:: TASK OBJECTIVE ::
How many lines of the records hold the string "that"? Reply with the number alone.

:: MATERIAL TO PROCESS ::
= = =

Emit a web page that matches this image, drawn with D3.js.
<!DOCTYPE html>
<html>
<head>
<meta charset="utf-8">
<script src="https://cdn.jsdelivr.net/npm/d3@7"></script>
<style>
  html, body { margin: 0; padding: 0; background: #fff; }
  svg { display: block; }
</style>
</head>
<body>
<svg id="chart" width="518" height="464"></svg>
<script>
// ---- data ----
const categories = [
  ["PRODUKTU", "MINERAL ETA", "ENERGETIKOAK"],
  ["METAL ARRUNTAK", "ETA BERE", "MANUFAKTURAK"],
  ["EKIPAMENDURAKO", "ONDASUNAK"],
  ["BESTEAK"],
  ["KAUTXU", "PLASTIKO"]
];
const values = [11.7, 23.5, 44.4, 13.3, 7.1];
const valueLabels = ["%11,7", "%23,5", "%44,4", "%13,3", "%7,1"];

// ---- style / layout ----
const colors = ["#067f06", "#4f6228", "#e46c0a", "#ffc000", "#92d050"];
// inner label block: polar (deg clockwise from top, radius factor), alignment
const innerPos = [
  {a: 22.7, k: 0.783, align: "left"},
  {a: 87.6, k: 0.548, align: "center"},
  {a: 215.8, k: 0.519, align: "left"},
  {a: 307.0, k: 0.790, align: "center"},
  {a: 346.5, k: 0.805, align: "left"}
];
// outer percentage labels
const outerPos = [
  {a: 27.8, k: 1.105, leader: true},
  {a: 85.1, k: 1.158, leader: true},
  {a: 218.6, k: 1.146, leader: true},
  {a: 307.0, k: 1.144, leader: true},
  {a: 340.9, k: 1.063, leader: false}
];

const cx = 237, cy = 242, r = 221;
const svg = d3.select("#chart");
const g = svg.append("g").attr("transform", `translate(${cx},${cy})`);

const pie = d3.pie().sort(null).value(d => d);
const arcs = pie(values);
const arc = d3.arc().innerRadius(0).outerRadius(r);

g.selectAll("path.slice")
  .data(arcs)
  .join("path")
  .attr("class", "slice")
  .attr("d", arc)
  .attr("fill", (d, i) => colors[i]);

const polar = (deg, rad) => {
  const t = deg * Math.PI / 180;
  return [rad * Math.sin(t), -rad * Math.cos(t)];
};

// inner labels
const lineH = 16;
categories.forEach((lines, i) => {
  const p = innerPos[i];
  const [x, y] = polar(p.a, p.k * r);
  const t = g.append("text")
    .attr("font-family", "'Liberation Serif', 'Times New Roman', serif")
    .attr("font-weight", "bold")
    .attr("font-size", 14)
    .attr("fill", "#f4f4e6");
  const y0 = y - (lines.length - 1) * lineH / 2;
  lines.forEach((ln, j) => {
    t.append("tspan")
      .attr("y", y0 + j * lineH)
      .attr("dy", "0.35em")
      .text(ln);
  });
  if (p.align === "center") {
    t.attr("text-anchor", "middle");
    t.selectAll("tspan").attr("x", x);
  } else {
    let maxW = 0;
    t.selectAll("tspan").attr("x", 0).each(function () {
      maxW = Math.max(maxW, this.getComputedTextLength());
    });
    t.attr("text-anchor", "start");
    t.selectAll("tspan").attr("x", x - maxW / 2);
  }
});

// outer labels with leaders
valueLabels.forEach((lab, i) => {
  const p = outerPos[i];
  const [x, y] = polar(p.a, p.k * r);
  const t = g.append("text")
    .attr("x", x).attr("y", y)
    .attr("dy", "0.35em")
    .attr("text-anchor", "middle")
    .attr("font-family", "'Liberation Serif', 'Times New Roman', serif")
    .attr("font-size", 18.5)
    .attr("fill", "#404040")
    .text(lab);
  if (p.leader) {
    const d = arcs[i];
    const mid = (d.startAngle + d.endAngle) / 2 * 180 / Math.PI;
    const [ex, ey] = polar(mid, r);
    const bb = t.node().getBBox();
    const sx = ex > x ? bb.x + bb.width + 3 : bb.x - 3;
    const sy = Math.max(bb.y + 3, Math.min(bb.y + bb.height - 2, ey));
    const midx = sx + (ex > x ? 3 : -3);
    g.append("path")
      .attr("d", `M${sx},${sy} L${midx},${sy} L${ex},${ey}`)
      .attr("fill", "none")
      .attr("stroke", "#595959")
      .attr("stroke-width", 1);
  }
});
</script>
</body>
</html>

= = =

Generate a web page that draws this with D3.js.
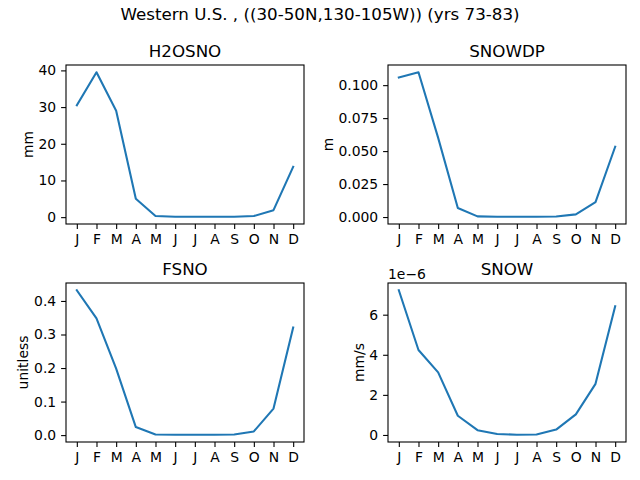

= = =

:: RESULT OF THIS TASK ::
2